Lambeth Bridge stands on the site on an ancient landing stage that was in use as far back as the 13th century. This landing stage was used to receive the monarch on state occasions and was also the meeting place of Henry VIII and Cranmer and Elizabeth I and Archbishop Parker.
Today Lambeth Bridge is approached from the north by Horseferry Road, a reminder that this was a river crossing before the construction of Lambeth Bridge. The dangerous horse-ferry, which operated between Lambeth and Millbank, was under the control of the Archbishop of Canterbury, whose London residence is at Lambeth Palace. After Westminster Bridge was completed in 1750 the Archbishop surrendered his lease but received compensation for loss of revenue.

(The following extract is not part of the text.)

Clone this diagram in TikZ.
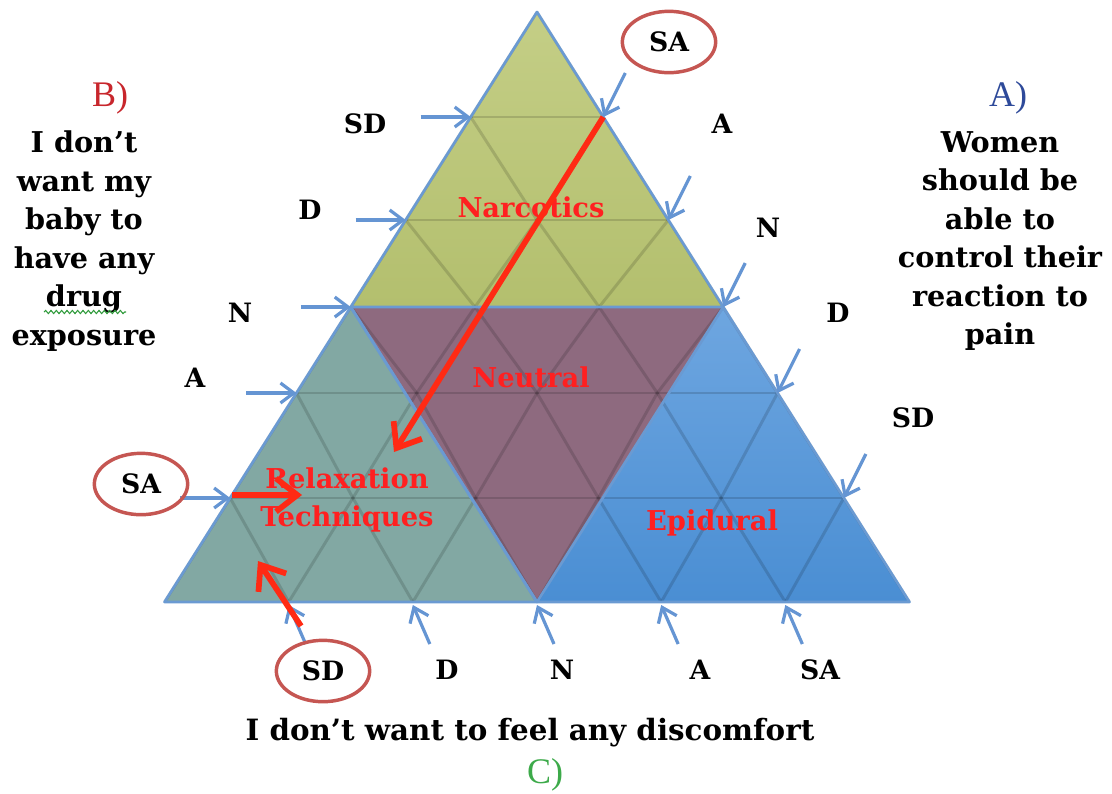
\documentclass[tikz,border=0pt]{standalone}
\usepackage{fontspec}
\setmainfont{DejaVu Serif}
\newfontfamily\libser{Liberation Serif}
\usetikzlibrary{arrows.meta,shapes.geometric,decorations.pathmorphing,calc}
\definecolor{cNarcT}{HTML}{C4CE86}
\definecolor{cNarcB}{HTML}{B3BF6E}
\definecolor{cRelax}{HTML}{82A8A3}
\definecolor{cNeut}{HTML}{8E6A7F}
\definecolor{cEpiT}{HTML}{6EA6E0}
\definecolor{cEpiB}{HTML}{4A8ED3}
\definecolor{cEdge}{HTML}{6A9AD2}
\definecolor{cArrowB}{HTML}{6595D3}
\definecolor{cRedA}{HTML}{FF2A14}
\definecolor{cEll}{HTML}{C55652}
\definecolor{cRegLab}{HTML}{FF2020}
\definecolor{cBlab}{HTML}{C8262C}
\definecolor{cAlab}{HTML}{2E4A9A}
\definecolor{cClab}{HTML}{3DAA4A}
\definecolor{cSquig}{HTML}{2E9A3A}
\tikzset{
  gridline/.style={draw=black, draw opacity=0.14, line width=2.2pt},
  regedge/.style={draw=cEdge, line width=2pt, line join=round},
  bluearr/.style={draw=cArrowB, line width=2.4pt, -{Straight Barb[length=10pt,width=15pt]}},
  redarr/.style={draw=cRedA, line width=4.3pt, -{Straight Barb[length=16pt,width=25pt]}},
  scale lab/.style={font=\fontsize{20pt}{24pt}\selectfont\bfseries, inner sep=0pt},
  ringlab/.style={scale lab, ellipse, draw=cEll, line width=2.6pt, minimum width=70pt, minimum height=46pt},
  blocktxt/.style={font=\fontsize{21.5pt}{28.9pt}\selectfont\bfseries, align=center, inner sep=0pt},
  reglab/.style={font=\fontsize{20.5pt}{28pt}\selectfont\bfseries, text=cRegLab, align=center, inner sep=0pt},
  letterlab/.style={font=\libser\fontsize{27pt}{30pt}\selectfont, inner sep=0pt}
}
\begin{document}
\begin{tikzpicture}[x=0.75pt,y=-0.75pt]
\useasboundingbox (0,0) rectangle (1112,793);
\fill[white] (0,0) rectangle (1112,793);
% grid coordinates
\def\Ys{{12,117,220,307,393,498,602}}
\coordinate (p-0-0) at (537,12);
\foreach \k in {1,...,6}{
  \pgfmathsetmacro\yy{\Ys[\k]}
  \foreach \i in {0,...,\k}{
    \pgfmathsetmacro\xx{537+(\yy-12)/590*372.5*(2*\i/\k-1)}
    \coordinate (p-\k-\i) at (\xx,\yy);
  }
}
% regions
\shade[top color=cNarcT, bottom color=cNarcB] (p-0-0) -- (p-3-0) -- (p-3-3) -- cycle;
\fill[cRelax] (p-3-0) -- (p-6-0) -- (p-6-3) -- cycle;
\fill[cNeut] (p-3-0) -- (p-3-3) -- (p-6-3) -- cycle;
\shade[top color=cEpiT, bottom color=cEpiB] (p-3-3) -- (p-6-3) -- (p-6-6) -- cycle;
% grid
\foreach \k in {1,...,5}{ \draw[gridline] (p-\k-0) -- (p-\k-\k); }
\foreach \k in {0,...,5}{
  \pgfmathtruncatemacro\kn{\k+1}
  \foreach \i in {0,...,\k}{
    \pgfmathtruncatemacro\inx{\i+1}
    \draw[gridline] (p-\k-\i) -- (p-\kn-\i);
    \draw[gridline] (p-\k-\i) -- (p-\kn-\inx);
  }
}
% region outlines
\draw[regedge] (p-0-0) -- (p-3-0) -- (p-3-3) -- cycle;
\draw[regedge] (p-3-0) -- (p-6-0) -- (p-6-3) -- cycle;
\draw[regedge] (p-3-3) -- (p-6-3) -- (p-6-6) -- cycle;
\draw[regedge] (p-3-0) -- (p-6-3);
% region labels
\node[reglab] (narc) at (531,207) {Narcotics};
\node[reglab] (neut) at (531,377) {Neutral};
\node[reglab] (relax) at (347,500) {Relaxation\\Techniques};
\node[reglab] (epi) at (712,523) {Epidural};
% blue arrows
\foreach \k in {1,...,5}{
  \coordinate (ls-\k) at ($(p-\k-0)+(-50,0)$);
  \draw[bluearr] (ls-\k) -- (p-\k-0);
  \coordinate (rs-\k) at ($(p-\k-\k)+(22,-44)$);
  \draw[bluearr] (rs-\k) -- (p-\k-\k);
  \coordinate (bs-\k) at ($(p-6-\k)+(17,42)$);
  \coordinate (be-\k) at ($(p-6-\k)+(0,3)$);
  \draw[bluearr] (bs-\k) -- (be-\k);
}
% left labels
\node[scale lab] (lSD) at (365,124) {SD};
\node[scale lab] (lD) at (310,210) {D};
\node[scale lab] (lN) at (240,313) {N};
\node[scale lab] (lA) at (195,378) {A};
\node[ringlab] (lSA) at (141,484) {SA};
% right labels
\node[ringlab] (rSA) at (669,42) {SA};
\node[scale lab] (rA) at (722,124) {A};
\node[scale lab] (rN) at (768,228) {N};
\node[scale lab] (rD) at (838,313) {D};
\node[scale lab] (rSD) at (913,418) {SD};
% bottom labels
\node[ringlab] (bSD) at (323,671) {SD};
\node[scale lab] (bD) at (447,670) {D};
\node[scale lab] (bN) at (562,670) {N};
\node[scale lab] (bA) at (700,670) {A};
\node[scale lab] (bSA) at (820,670) {SA};
% red arrows
\coordinate (r1e) at (394,452);
\draw[redarr] (p-1-1) -- (r1e);
\coordinate (r2s) at (232,495);
\coordinate (r2e) at (302,495);
\draw[redarr] (r2s) -- (r2e);
\coordinate (r3s) at (301,626);
\coordinate (r3e) at (258,561);
\draw[redarr] (r3s) -- (r3e);
% side texts
\node[blocktxt] (btext) at (84,241) {I don’t\\want my\\baby to\\have any\\drug\\exposure};
\draw[cSquig, line width=0.8pt, decorate, decoration={snake, amplitude=1.2pt, segment length=4pt}] (44,312) -- (126,312);
\node[blocktxt] (atext) at (1000,241) {Women\\should be\\able to\\control their\\reaction to\\pain};
\node[font=\fontsize{22pt}{26pt}\selectfont\bfseries, inner sep=0pt] (ctext) at (530,733) {I don’t want to feel any discomfort};
\node[letterlab, text=cBlab] (blab) at (110,98) {B)};
\node[letterlab, text=cAlab] (alab) at (1008,98) {A)};
\node[letterlab, text=cClab] (clab) at (545,775) {C)};
\end{tikzpicture}
\end{document}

As the population of Lambeth grew, there was a need for a new bridge to serve the locality. Although an Act was passed in 1809 authorising a bridge at Lambeth, insufficient funds to build the structure meant that the bill eventually lapsed.
In 1860 the Lambeth Bridge company finally succeeding in obtaining another Act and sufficient funds to build a bridge. Designed by P.W. Barlow and opened in 1862, the new suspension bridge from Church Street, Lambeth, to Market Street, later renamed Horseferry Road in Westminster, had three massive iron arches.